▶ **Given task**
Select from the records below every line that has the word "this" in it.

▶ **Data excerpts**
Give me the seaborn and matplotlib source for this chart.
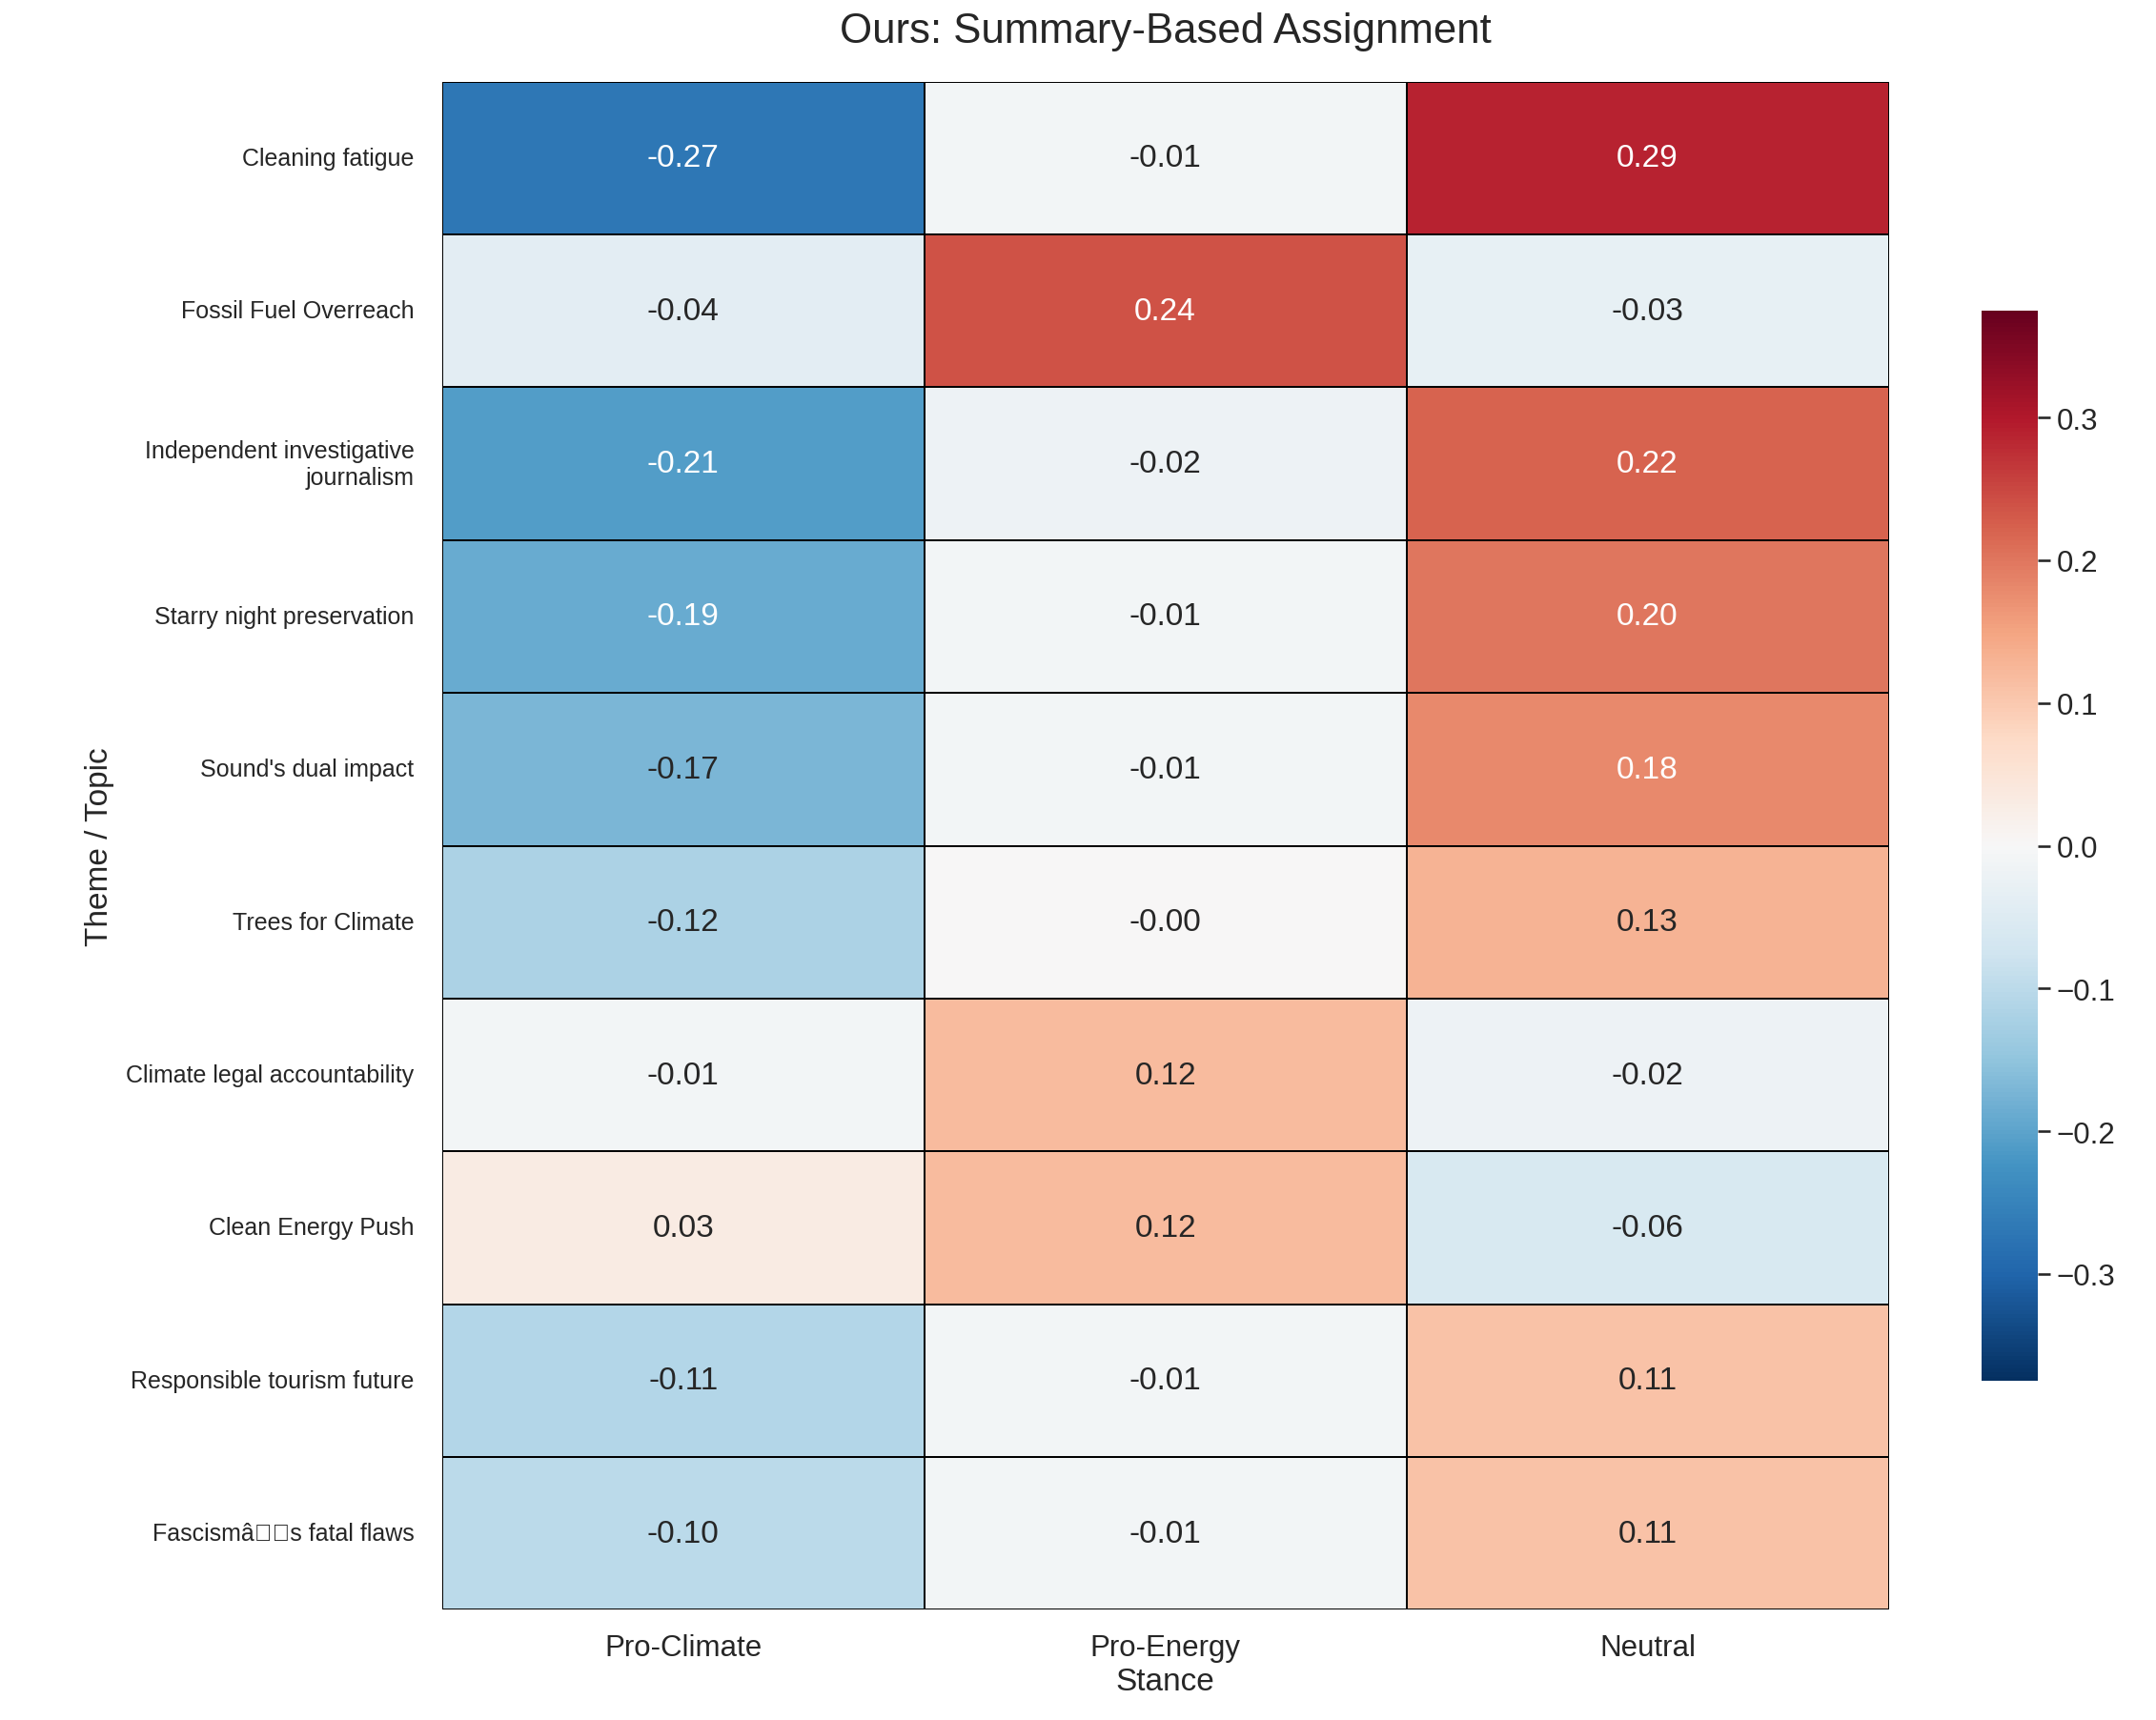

==

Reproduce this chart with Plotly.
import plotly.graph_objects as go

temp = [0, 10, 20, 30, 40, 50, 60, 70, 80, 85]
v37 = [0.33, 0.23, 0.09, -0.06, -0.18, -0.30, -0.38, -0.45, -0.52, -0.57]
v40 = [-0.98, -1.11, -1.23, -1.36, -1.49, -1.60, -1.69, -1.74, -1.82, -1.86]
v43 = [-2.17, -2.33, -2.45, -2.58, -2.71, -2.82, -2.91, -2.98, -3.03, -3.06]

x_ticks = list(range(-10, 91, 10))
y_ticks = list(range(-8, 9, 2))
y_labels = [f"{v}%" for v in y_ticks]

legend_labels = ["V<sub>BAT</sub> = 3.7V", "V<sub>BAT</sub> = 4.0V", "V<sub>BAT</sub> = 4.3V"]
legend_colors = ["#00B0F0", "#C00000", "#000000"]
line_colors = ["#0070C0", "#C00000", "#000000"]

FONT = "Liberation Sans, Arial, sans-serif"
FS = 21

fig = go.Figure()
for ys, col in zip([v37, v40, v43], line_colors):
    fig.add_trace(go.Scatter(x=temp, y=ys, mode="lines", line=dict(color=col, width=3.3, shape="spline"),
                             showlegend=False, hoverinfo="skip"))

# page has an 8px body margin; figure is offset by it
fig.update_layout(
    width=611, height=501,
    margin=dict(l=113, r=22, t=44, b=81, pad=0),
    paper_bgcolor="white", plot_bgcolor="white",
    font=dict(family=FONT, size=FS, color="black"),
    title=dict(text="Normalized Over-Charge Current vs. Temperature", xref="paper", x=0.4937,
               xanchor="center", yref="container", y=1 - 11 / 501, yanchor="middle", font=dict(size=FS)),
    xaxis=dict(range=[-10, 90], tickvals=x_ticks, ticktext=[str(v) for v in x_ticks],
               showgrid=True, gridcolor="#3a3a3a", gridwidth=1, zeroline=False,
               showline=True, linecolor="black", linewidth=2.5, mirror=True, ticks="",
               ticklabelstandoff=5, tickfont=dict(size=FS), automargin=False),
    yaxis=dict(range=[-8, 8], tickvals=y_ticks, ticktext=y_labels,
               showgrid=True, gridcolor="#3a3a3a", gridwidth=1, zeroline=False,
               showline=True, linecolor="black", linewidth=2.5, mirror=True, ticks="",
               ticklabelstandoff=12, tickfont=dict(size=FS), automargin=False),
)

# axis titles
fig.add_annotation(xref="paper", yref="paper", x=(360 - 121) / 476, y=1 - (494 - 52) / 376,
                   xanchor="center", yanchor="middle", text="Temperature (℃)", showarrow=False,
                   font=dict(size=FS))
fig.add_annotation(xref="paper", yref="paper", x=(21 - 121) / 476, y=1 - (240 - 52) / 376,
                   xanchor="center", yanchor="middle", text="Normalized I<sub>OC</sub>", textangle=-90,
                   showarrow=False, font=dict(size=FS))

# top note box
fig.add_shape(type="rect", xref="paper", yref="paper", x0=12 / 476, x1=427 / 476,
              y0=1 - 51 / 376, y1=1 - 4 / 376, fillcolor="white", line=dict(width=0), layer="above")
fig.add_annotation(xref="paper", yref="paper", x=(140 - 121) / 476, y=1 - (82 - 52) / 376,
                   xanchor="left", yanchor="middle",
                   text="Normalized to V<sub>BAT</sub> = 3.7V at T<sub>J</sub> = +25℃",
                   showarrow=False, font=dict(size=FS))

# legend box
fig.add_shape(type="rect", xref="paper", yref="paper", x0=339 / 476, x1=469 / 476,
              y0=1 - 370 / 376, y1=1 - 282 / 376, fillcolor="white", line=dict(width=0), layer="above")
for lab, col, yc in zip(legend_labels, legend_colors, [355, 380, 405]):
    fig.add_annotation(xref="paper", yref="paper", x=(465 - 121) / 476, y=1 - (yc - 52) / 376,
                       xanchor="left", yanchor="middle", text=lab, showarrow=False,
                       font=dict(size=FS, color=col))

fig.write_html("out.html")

▶ **Response**
Give me the seaborn and matplotlib source for this chart.
Reproduce this chart with Plotly.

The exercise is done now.